# Shu Uemura Cleansing Oil Ingredient List



## Crystal_eyes (Dec 18, 2007)

I was just wondering if someone still has an Ingredient List for this product. I threw away the box and now I don't have the ingredients. 

TIA


----------



## kittenluvsmac (Dec 19, 2007)

Which formula? I have the green A/O one and would be happy to post the ingredients if that's the one you're referring to.


----------



## Crystal_eyes (Dec 19, 2007)

I don't know which one it is it was a special edition bottle but the product wasn't green.
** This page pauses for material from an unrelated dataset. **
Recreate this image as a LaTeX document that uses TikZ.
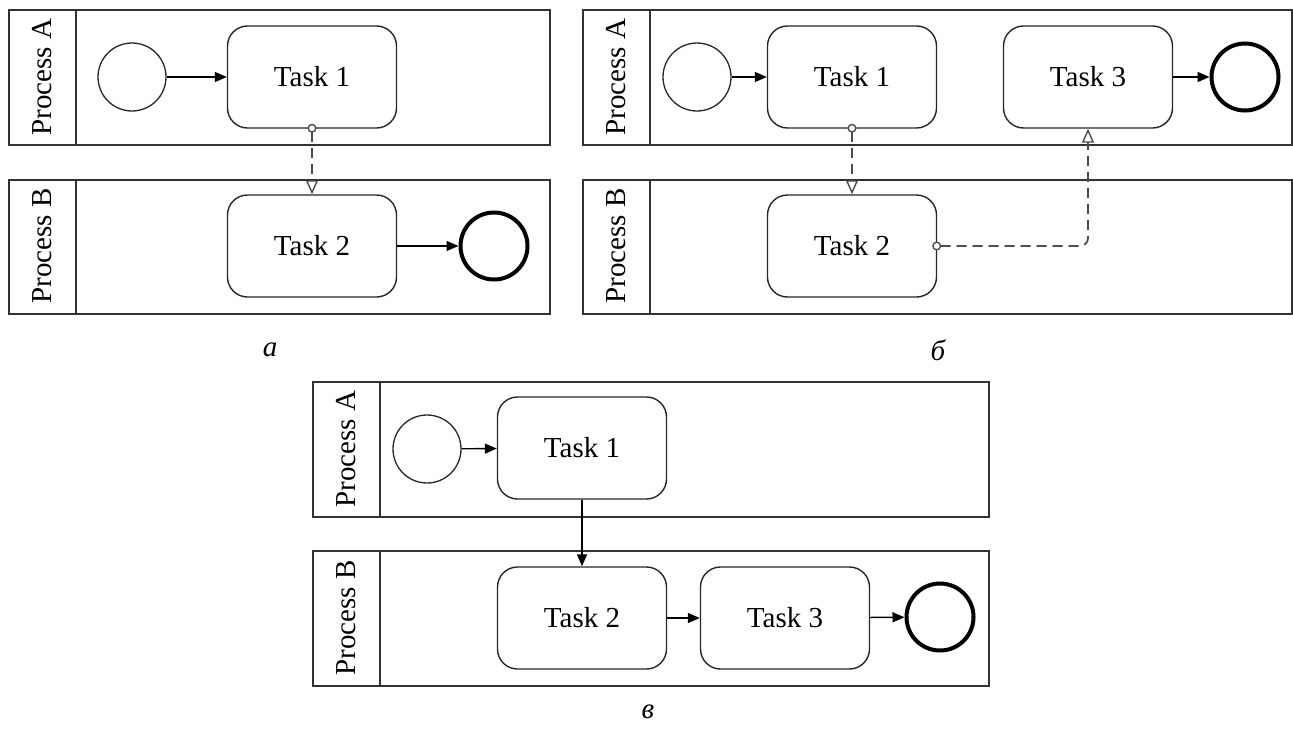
\documentclass[tikz,border=0pt]{standalone}
\usepackage{fontspec}
\setmainfont{Liberation Serif}
\usetikzlibrary{arrows.meta}
\begin{document}
\begin{tikzpicture}[x=1pt,y=-1pt,
  pool/.style={draw=black!80, line width=1.8pt, inner sep=0pt, anchor=north west},
  task/.style={draw=black!85, line width=1.4pt, rounded corners=20pt, minimum width=169pt, minimum height=102pt, font=\fontsize{29}{31}\selectfont, inner sep=0pt},
  startev/.style={circle, draw=black!85, line width=1.3pt, minimum size=68pt, inner sep=0pt},
  endev/.style={circle, draw=black, line width=4pt, minimum size=67pt, inner sep=0pt},
  flow/.style={draw=black, line width=1.4pt, -{Triangle[length=12pt,width=10pt]}},
  msg/.style={draw=black!70, line width=1.8pt, dash pattern=on 10pt off 6pt, shorten <=-5pt,
     {Circle[fill=white,length=9pt,width=9pt,line width=1.4pt]}-{Triangle[fill=white,length=14pt,width=12pt,line width=1.4pt]}},
  lanelbl/.style={rotate=90, font=\fontsize{29}{31}\selectfont, inner sep=0pt},
  caplbl/.style={font=\fontsize{29}{31}\selectfont\itshape, inner sep=0pt}]
\useasboundingbox (0,0) rectangle (1293,731);

% ---------- panel a ----------
\node[pool, minimum width=541pt, minimum height=135pt] (paA) at (8,9) {};
\node[pool, minimum width=541pt, minimum height=134pt] (paB) at (8,179) {};
\draw[pool] ([xshift=68pt]paA.north west) -- ([xshift=68pt]paA.south west);
\draw[pool] ([xshift=68pt]paB.north west) -- ([xshift=68pt]paB.south west);
\node[lanelbl] (laA) at (42,77) {Process A};
\node[lanelbl] (laB) at (42,246) {Process B};
\node[startev] (sa) at (132,77) {};
\node[task] (ta1) at (312,77) {Task 1};
\node[task] (ta2) at (312,246) {Task 2};
\node[endev] (ea) at (494,246) {};
\draw[flow] (sa) -- (ta1);
\draw[flow] (ta2) -- (ea);
\draw[msg] (ta1.south) -- (ta2.north);
\node[caplbl] (capa) at (270,350) {а};

% ---------- panel b ----------
\node[pool, minimum width=709pt, minimum height=135pt] (pbA) at (582,9) {};
\node[pool, minimum width=709pt, minimum height=134pt] (pbB) at (582,179) {};
\draw[pool] ([xshift=68pt]pbA.north west) -- ([xshift=68pt]pbA.south west);
\draw[pool] ([xshift=68pt]pbB.north west) -- ([xshift=68pt]pbB.south west);
\node[lanelbl] (lbA) at (616,77) {Process A};
\node[lanelbl] (lbB) at (616,246) {Process B};
\node[startev] (sb) at (697,77) {};
\node[task] (tb1) at (852,77) {Task 1};
\node[task] (tb3) at (1088,77) {Task 3};
\node[task] (tb2) at (852,246) {Task 2};
\node[endev] (eb) at (1245,77) {};
\draw[flow] (sb) -- (tb1);
\draw[flow] (tb3) -- (eb);
\draw[msg] (tb1.south) -- (tb2.north);
\draw[msg, rounded corners=8pt] (tb2.east) -| (tb3.south);
\node[caplbl] (capb) at (938,350) {б};

% ---------- panel c ----------
\node[pool, minimum width=676pt, minimum height=135pt] (pcA) at (312,381) {};
\node[pool, minimum width=676pt, minimum height=135pt] (pcB) at (312,550) {};
\draw[pool] ([xshift=68pt]pcA.north west) -- ([xshift=68pt]pcA.south west);
\draw[pool] ([xshift=68pt]pcB.north west) -- ([xshift=68pt]pcB.south west);
\node[lanelbl] (lcA) at (346,449) {Process A};
\node[lanelbl] (lcB) at (346,618) {Process B};
\node[startev] (sc) at (427,449) {};
\node[task] (tc1) at (582,448) {Task 1};
\node[task] (tc2) at (582,618) {Task 2};
\node[task] (tc3) at (785,618) {Task 3};
\node[endev] (ec) at (940,617) {};
\draw[flow] (sc) -- (tc1);
\draw[flow] (tc1.south) -- (tc2.north);
\draw[flow] (tc2) -- (tc3);
\draw[flow] (tc3) -- (ec);
\node[caplbl] (capc) at (648,712) {в};
\end{tikzpicture}
\end{document}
I doubt theres a big difference between the two products so if you don't mind I would greatly appreciate if you could post the ingredients. Thanks Allot !


----------



## Dreamergirl3 (Dec 19, 2007)

i heard it was mostly mineral oil?


----------



## kittenluvsmac (Dec 19, 2007)

OK--the ingredients in Shu Uemura Skin Purifier Cleansing Beauty Oil Premium A/O are...
Mineral Oil, Corn Germ Oil, Safflower Seed Oil, Cetyl Ethylhexanoate, PEG-20 Glyceryl Triisosterarate, Jojoba Seed Oil, Polyborbate 85, Sorbitan Trioleate, Sea Water, Squalane, Macadamia Ternifolia Seed Oil, Tocopherol, Isosteraric Acid, Glycerin, C12-15 Alkyl Benzoate, Dicaprylyl Carbonate, Ethyloleate, Isopropyl Myristate, Camellia Sinensis Leaf Extract, Capryl Glycol, Methylparaben, Limonene, Hexyl Cinnamal, Benzyl Salicylate, Linalool, Butylphenyl Methylpropional, Alpha-Isomethyl Ionone, Fragrance.


----------



## Crystal_eyes (Dec 20, 2007)

Thank you soooooo much I'm really grateful.


----------



## kittenluvsmac (Dec 20, 2007)

You're quite welcome, doll.


----------